I say she because she presented to me as female in 2005. She and Marie (the wife in this conundrum) helped me through a very rough time with a nasty breakup, and while I would nothing more like than to see the two of them together, I must say this tactic is distressingly detrimental to the cause of trans rights.
I'm an intersex woman myself. I know what it's like to be a gender outlaw (sic) as well.
I hope they can get together. I really do. And I know a way.
Get out of this gods forsaken country that thinks with its crucifix and not its brain. Canada is a great place to live, and since Miss Marie is a loyal subject of Her Royal Majesty Queen Elizabeth II, who happens to be monarch-in-right of Canada and of New Zealand, should have little trouble getting there.
As an American citizen, Steph should have little trouble getting there, either. I look forward to hosting a party for them in any Canadian city of their choice to celebrate their reunion, should they wish it.
And if Steph reads this, I hope she understands what a precarious position I was in the week before the last time we spoke. Marie had confided in me in great detail, and I felt a duty to hold that in confidence. I also felt a duty to the both of you to stop any mistakes that I could see that you couldn't.

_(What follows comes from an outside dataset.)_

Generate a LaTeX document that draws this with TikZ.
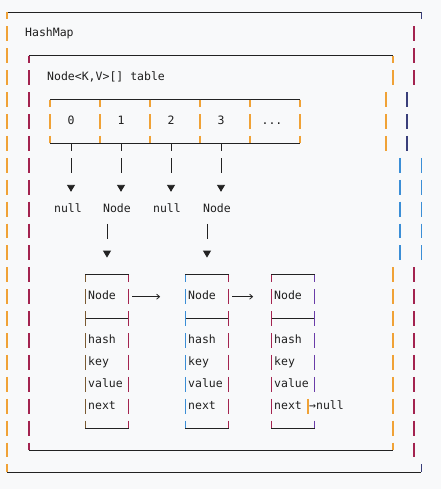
\documentclass[tikz,border=0pt]{standalone}
\usepackage{fontspec}
\setmonofont{DejaVu Sans Mono}
\usetikzlibrary{arrows.meta}

\definecolor{bgcol}{HTML}{F8F9FA}
\definecolor{txtcol}{HTML}{1F1F1F}
\definecolor{rulecol}{HTML}{222222}
\definecolor{gOrange}{HTML}{F0A236}
\definecolor{gCrimson}{HTML}{A3234F}
\definecolor{gBlue}{HTML}{3B8ED6}
\definecolor{gNavy}{HTML}{3A3F7A}
\definecolor{gPurple}{HTML}{6A3CA8}
\definecolor{gBrown}{HTML}{7A5A32}

\tikzset{
  txt/.style={font=\ttfamily\fontsize{11.5}{13}\selectfont, text=txtcol,
    inner sep=0pt, minimum height=15pt, text height=8.5pt, text depth=2.5pt},
  rule/.style={draw=rulecol, line width=0.8pt},
  guide/.style={line width=1.5pt},
  ptr/.style={draw=rulecol, line width=0.9pt,
    dash pattern=on 7.5pt off 7pt on 15pt off 30pt,
    -{Triangle[width=8pt,length=7pt]}},
  ptrlow/.style={draw=rulecol, line width=0.9pt,
    dash pattern=on 15pt off 30pt, dash phase=38pt,
    -{Triangle[width=8pt,length=7pt]}},
  link/.style={draw=rulecol, line width=0.8pt,
    -{Straight Barb[length=3pt,width=5pt]}}
}

% coloured guide bars: colour, x, first row, last row
\newcommand{\gbar}[4]{%
  \foreach \r in {#3,...,#4} \draw[guide,#1] (#2,\r-0.34) -- (#2,\r+0.34);}
% corner stubs
\newcommand{\gdown}[3]{\draw[guide,#1] (#2,#3) -- (#2,#3+0.34);}
\newcommand{\gup}[3]{\draw[guide,#1] (#2,#3-0.34) -- (#2,#3);}

\begin{document}
\begin{tikzpicture}[x=1pt,y=-21.9pt]
  \useasboundingbox[fill=bgcol] (0,-0.548) rectangle (441,21.781);

  % HashMap frame
  \draw[rule] (7,0) -- (421.5,0);
  \draw[rule] (7,21) -- (421.5,21);
  \gdown{gOrange}{7}{0}
  \gbar{gOrange}{7}{1}{20}
  \gup{gOrange}{7}{21}
  \gdown{gNavy}{421.5}{0}
  \gbar{gCrimson}{414}{1}{3}
  \gbar{gNavy}{407}{4}{6}
  \gbar{gBlue}{421.5}{7}{11}
  \gbar{gCrimson}{414}{12}{20}
  \gup{gNavy}{421.5}{21}
  \node[txt, anchor=west] (hm) at (25,1) {HashMap};

  % table frame
  \draw[rule] (29,2) -- (393,2);
  \draw[rule] (29,20) -- (393,20);
  \gdown{gCrimson}{29}{2}
  \gbar{gCrimson}{29}{3}{19}
  \gup{gCrimson}{29}{20}
  \gdown{gOrange}{393}{2}
  \gbar{gOrange}{393}{3}{3}
  \gbar{gOrange}{386}{4}{6}
  \gbar{gBlue}{400}{7}{11}
  \gbar{gOrange}{393}{12}{19}
  \gup{gOrange}{393}{20}
  \node[txt, anchor=west] (tt) at (47,3) {Node<K,V>[] table};

  % array cells
  \node[minimum width=250pt, minimum height=43.8pt, inner sep=0pt] (tab) at (175,5) {};
  \draw[rule] (tab.north west) -- (tab.north east);
  \draw[rule] (tab.south west) -- (tab.south east);
  \foreach \x in {50,100,...,300} {
    \gdown{gOrange}{\x}{4}
    \gbar{gOrange}{\x}{5}{5}
    \gup{gOrange}{\x}{6}
  }
  \foreach \i/\x in {0/71,1/121,2/171,3/221}
    \node[txt] (c\i) at (\x,5) {\i};
  \node[txt] (c4) at (272,5) {...};

  % bucket heads
  \foreach \i/\x/\t in {0/68/null,1/117/Node,2/167/null,3/217/Node}
    \node[txt] (l\i) at (\x,9) {\t};
  \foreach \i in {0,...,3}
    \draw[ptr, shorten >=9.6pt] (tab.south -| c\i) -- (l\i.north -| c\i);

  % node boxes
  \foreach \n/\x/\cl in {1/107/gBrown,2/207/gBlue,3/293/gCrimson} {
    \node[minimum width=43pt, minimum height=153.3pt, inner sep=0pt] (n\n) at (\x,15.5) {};
    \draw[rule] (n\n.north west) -- (n\n.north east);
    \draw[rule] (n\n.south west) -- (n\n.south east);
    \draw[rule] (\x-21.5,14) -- (\x+21.5,14);
    \gdown{\cl}{\x-21.5}{12}
    \gbar{\cl}{\x-21.5}{13}{18}
    \gup{\cl}{\x-21.5}{19}
    \node[txt, anchor=west] (h\n) at (\x-19,13) {Node};
    \foreach \r/\t in {15/hash,16/key,17/value,18/next}
      \node[txt, anchor=west] (f\n\t) at (\x-19,\r) {\t};
  }
  \gdown{gCrimson}{128.5}{12}
  \gbar{gCrimson}{128.5}{13}{18}
  \gup{gCrimson}{128.5}{19}
  \gdown{gCrimson}{228.5}{12}
  \gbar{gCrimson}{228.5}{13}{18}
  \gup{gCrimson}{228.5}{19}
  \gdown{gPurple}{314.5}{12}
  \gbar{gPurple}{314.5}{13}{17}
  \gbar{gOrange}{308}{18}{18}
  \gup{gPurple}{314.5}{19}

  \draw[ptrlow, shorten >=17pt] (l1.south -| n1) -- (n1.north);
  \draw[ptrlow, shorten >=17pt] (l3.south -| n2) -- (n2.north);

  % next links
  \draw[link] ([xshift=3.5pt]n1.east |- h1) -- ++(28,0);
  \draw[link] ([xshift=3.5pt]n2.east |- h2) -- ++(21,0);
  \node[txt, anchor=west] (nil) at (309,18) {→null};
\end{tikzpicture}
\end{document}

I'll relate a story I once heard somewhere, though I don't remember where. A priest was hearing confession from people prior to a mass that evening, and among others, he heard confession from someone who said they poisoned the sacramental wine. He finished the confession as is customary, but once he was finished, he had a conflict- if he didn't say something, the entire congregation would die. If he did say something, he would be violating the sanctity of the confession. After a couple of hours of internal struggle about what to do, he came up with a simple solution- he drank the wine.
I did the only thing I could without violating any of the trusts I saw placed in me- what you spoke wasn't, to my knowledge, spoken in confidence. I did the only thing I could think of to fulfil what I thought of as my duty to be a friend to the both of you. If what I did was wrong, I'm sorry. I had to do something, though, so I drank the wine.
Drop me a line sometime. I'm sure you can find me. I think of you often and I miss talking to you. -Morgan.